| WHAT IS EXPECTED |
Copy exactly the lines from the one containing "Give me the" to the one containing "const yDomain: [number, number]", both lines included, and nothing else.

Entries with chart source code
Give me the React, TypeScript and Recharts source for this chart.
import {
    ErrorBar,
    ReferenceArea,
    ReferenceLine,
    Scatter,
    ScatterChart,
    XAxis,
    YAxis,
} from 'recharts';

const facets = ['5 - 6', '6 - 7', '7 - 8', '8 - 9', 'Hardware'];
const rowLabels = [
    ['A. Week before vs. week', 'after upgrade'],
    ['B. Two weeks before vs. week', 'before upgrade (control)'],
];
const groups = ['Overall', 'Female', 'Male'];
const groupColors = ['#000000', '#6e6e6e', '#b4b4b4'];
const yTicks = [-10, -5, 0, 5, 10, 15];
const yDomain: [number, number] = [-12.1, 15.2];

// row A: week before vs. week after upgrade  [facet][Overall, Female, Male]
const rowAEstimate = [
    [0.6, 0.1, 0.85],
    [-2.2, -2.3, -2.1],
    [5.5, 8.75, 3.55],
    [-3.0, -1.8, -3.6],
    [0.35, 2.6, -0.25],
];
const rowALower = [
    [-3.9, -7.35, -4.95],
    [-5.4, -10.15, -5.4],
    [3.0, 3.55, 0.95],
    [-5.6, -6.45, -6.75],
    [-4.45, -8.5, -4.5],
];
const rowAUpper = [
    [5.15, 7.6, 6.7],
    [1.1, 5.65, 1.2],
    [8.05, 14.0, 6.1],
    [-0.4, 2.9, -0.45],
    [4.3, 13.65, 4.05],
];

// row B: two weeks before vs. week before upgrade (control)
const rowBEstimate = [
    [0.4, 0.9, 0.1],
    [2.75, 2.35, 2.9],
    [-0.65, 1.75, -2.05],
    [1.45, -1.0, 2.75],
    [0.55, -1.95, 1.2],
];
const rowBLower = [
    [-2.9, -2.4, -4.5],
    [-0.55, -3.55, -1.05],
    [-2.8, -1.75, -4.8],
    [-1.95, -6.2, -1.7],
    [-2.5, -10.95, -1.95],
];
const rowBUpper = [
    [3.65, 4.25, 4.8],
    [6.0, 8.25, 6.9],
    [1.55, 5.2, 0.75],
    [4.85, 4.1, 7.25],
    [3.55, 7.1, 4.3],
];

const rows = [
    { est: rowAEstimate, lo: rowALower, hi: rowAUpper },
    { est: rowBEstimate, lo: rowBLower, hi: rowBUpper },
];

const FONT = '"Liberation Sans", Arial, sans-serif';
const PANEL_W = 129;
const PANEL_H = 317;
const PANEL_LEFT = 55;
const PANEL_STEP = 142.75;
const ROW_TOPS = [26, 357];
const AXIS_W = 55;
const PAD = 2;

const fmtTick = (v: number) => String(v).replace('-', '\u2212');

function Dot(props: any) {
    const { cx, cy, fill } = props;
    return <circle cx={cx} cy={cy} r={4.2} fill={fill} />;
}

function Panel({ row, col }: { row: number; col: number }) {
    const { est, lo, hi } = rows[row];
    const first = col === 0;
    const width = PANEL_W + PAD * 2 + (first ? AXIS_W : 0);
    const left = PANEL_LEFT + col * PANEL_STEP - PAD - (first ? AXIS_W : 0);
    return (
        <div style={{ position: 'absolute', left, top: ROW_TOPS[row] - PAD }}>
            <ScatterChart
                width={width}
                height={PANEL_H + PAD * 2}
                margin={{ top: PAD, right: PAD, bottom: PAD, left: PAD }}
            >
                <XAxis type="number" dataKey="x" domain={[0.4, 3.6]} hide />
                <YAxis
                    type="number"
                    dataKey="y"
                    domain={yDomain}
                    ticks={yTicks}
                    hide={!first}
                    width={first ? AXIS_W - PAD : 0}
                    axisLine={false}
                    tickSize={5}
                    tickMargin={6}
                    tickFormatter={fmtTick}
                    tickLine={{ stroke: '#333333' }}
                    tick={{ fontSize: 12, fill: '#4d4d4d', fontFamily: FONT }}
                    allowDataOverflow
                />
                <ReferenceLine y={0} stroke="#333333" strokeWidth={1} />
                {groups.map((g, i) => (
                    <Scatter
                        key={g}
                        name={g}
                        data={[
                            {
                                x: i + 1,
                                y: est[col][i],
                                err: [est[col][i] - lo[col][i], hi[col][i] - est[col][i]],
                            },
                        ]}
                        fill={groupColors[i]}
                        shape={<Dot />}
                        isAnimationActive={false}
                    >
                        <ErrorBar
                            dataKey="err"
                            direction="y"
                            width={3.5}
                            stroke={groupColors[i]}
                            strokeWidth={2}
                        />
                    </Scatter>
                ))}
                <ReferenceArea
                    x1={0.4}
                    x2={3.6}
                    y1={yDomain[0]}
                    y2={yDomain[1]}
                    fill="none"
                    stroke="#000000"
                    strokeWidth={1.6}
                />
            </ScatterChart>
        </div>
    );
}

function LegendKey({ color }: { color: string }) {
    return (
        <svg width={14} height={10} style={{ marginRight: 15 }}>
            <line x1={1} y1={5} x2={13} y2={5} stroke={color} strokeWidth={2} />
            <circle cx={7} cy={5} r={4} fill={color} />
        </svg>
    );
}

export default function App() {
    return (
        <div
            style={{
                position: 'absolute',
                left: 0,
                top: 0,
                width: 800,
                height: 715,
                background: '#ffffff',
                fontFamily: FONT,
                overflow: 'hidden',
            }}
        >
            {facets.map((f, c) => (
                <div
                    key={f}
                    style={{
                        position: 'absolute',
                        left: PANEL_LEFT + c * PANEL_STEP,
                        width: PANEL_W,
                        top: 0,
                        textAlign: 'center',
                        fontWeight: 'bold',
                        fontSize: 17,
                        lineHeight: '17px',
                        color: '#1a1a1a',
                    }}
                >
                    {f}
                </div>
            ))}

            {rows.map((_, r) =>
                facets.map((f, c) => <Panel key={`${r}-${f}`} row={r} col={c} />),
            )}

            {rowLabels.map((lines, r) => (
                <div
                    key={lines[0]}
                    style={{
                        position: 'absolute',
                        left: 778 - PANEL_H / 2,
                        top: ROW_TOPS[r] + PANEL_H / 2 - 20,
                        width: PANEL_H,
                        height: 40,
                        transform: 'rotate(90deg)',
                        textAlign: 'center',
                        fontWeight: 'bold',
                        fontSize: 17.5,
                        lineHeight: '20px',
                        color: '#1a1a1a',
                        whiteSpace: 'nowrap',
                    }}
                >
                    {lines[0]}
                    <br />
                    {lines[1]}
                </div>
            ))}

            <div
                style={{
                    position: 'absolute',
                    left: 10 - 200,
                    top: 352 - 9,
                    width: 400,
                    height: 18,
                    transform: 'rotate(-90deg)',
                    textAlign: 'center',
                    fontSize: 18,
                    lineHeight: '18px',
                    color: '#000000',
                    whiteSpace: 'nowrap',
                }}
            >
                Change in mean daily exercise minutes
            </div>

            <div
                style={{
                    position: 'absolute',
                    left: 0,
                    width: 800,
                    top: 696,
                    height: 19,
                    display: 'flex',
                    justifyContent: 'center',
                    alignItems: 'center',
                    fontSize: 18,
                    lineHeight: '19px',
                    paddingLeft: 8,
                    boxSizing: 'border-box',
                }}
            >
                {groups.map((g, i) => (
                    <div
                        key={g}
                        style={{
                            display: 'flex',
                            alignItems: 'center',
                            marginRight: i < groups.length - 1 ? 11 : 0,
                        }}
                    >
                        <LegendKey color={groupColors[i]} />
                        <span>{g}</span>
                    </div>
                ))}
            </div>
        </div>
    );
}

---

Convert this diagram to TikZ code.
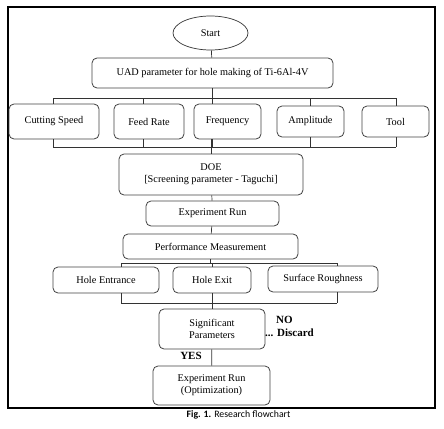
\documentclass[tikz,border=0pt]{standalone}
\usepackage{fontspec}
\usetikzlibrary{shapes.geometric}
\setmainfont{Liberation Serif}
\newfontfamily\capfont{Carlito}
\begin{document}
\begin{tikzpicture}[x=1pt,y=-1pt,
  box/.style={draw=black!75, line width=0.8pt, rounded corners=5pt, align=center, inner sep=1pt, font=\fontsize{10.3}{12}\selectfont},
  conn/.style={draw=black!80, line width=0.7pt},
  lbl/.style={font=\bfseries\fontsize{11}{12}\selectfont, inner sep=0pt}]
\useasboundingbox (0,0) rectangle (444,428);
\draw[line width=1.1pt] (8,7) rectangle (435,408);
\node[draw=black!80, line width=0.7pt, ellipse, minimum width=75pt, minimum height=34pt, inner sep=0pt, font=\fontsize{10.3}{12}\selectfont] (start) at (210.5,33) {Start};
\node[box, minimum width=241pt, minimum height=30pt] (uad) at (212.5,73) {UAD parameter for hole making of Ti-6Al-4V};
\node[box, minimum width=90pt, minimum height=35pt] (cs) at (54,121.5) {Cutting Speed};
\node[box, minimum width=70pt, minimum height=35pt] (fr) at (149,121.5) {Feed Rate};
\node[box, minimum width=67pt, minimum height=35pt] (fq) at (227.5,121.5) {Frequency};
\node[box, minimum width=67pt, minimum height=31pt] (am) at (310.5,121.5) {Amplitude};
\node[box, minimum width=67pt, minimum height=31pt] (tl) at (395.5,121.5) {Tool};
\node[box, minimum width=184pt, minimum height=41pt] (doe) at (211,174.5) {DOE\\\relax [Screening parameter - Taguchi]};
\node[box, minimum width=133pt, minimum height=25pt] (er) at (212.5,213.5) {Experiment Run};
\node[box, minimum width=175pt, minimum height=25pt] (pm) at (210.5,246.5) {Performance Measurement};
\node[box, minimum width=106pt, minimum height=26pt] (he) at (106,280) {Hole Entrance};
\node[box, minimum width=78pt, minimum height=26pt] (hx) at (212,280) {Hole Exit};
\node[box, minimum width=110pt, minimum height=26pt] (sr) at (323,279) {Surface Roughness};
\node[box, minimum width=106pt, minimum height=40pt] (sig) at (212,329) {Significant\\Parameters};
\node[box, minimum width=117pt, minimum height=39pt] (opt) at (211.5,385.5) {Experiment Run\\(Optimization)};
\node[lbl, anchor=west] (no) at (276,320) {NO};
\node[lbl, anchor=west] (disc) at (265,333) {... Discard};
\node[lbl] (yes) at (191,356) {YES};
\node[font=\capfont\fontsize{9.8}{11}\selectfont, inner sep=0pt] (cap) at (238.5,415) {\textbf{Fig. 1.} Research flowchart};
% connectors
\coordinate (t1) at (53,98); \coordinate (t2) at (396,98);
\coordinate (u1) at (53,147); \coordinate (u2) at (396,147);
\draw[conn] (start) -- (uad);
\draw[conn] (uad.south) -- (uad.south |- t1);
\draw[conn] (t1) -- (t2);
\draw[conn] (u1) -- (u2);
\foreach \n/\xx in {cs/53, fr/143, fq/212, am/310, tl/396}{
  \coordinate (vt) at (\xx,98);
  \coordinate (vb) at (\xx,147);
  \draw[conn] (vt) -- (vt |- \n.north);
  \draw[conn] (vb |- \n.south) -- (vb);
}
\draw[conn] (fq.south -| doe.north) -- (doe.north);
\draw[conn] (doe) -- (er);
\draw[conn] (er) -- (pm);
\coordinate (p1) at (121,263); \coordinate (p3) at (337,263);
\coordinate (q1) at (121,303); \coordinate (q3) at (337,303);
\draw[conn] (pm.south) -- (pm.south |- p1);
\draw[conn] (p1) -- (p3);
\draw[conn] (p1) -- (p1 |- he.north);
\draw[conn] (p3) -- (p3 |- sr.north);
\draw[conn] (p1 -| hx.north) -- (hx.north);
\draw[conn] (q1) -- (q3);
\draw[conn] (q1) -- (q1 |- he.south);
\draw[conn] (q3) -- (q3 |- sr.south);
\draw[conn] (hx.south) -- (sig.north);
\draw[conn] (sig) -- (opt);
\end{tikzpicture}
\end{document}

---

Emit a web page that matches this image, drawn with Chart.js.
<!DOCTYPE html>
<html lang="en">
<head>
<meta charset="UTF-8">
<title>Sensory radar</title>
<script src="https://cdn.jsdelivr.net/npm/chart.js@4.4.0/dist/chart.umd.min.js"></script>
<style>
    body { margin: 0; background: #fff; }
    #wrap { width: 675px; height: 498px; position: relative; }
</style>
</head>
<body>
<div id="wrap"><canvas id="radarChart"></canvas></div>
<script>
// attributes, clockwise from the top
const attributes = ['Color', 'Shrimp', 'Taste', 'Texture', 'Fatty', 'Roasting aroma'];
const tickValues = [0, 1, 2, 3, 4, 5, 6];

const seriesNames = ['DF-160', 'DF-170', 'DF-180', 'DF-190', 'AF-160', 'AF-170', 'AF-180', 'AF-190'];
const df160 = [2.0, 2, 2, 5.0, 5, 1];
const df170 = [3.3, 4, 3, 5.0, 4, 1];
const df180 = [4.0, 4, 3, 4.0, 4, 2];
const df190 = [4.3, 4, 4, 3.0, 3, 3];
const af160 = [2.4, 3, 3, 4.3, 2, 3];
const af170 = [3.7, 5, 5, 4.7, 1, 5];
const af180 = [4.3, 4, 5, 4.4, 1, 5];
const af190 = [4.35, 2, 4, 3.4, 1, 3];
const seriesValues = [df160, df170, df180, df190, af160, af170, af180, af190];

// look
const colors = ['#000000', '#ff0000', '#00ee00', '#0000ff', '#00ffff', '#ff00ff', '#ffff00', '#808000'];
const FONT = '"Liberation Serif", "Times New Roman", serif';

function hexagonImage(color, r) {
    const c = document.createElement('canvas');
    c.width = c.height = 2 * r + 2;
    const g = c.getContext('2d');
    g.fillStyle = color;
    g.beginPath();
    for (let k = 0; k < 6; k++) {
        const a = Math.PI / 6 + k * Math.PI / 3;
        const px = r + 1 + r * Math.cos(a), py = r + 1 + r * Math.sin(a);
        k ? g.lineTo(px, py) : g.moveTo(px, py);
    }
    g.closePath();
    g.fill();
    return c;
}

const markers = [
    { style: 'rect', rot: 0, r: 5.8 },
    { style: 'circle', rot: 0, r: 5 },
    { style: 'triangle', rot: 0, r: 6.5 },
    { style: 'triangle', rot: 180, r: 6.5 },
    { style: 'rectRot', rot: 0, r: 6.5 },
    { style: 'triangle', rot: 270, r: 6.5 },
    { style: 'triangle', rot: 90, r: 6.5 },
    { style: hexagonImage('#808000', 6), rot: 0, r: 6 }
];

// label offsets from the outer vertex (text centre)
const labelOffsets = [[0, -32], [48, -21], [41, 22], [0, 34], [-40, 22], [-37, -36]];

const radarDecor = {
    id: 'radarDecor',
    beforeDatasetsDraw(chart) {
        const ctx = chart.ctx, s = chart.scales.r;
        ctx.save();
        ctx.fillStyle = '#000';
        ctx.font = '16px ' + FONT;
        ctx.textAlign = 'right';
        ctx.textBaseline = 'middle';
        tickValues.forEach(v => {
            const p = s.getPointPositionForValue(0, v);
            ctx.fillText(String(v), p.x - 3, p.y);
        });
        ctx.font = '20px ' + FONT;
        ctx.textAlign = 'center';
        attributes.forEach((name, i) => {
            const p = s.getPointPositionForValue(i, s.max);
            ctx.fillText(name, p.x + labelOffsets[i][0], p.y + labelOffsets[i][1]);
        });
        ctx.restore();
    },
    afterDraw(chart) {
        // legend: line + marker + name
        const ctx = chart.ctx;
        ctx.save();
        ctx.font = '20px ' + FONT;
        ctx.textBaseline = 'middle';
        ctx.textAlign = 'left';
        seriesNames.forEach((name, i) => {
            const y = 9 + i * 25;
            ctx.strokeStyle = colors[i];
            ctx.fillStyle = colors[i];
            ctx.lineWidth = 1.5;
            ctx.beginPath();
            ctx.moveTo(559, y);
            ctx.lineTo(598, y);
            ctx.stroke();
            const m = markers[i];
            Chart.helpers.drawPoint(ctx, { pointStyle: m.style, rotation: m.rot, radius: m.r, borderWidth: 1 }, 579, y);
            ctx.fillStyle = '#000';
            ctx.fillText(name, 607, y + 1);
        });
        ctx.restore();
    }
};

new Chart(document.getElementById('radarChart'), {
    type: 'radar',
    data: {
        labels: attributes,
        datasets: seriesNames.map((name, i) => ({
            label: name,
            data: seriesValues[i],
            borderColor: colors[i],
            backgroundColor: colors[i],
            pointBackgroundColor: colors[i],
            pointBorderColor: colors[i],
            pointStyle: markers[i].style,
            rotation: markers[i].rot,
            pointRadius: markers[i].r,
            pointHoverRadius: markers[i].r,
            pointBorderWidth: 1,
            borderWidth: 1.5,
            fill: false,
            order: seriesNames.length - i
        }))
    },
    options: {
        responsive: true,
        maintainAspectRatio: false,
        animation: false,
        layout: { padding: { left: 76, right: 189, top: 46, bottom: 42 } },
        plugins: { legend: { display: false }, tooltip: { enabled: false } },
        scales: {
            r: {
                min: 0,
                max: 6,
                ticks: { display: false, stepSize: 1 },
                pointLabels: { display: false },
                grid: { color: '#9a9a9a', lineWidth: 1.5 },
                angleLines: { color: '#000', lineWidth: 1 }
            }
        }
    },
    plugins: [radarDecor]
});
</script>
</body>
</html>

| FINAL RESULT |
Give me the React, TypeScript and Recharts source for this chart.
import {
    ErrorBar,
    ReferenceArea,
    ReferenceLine,
    Scatter,
    ScatterChart,
    XAxis,
    YAxis,
} from 'recharts';

const facets = ['5 - 6', '6 - 7', '7 - 8', '8 - 9', 'Hardware'];
const rowLabels = [
    ['A. Week before vs. week', 'after upgrade'],
    ['B. Two weeks before vs. week', 'before upgrade (control)'],
];
const groups = ['Overall', 'Female', 'Male'];
const groupColors = ['#000000', '#6e6e6e', '#b4b4b4'];
const yTicks = [-10, -5, 0, 5, 10, 15];
const yDomain: [number, number] = [-12.1, 15.2];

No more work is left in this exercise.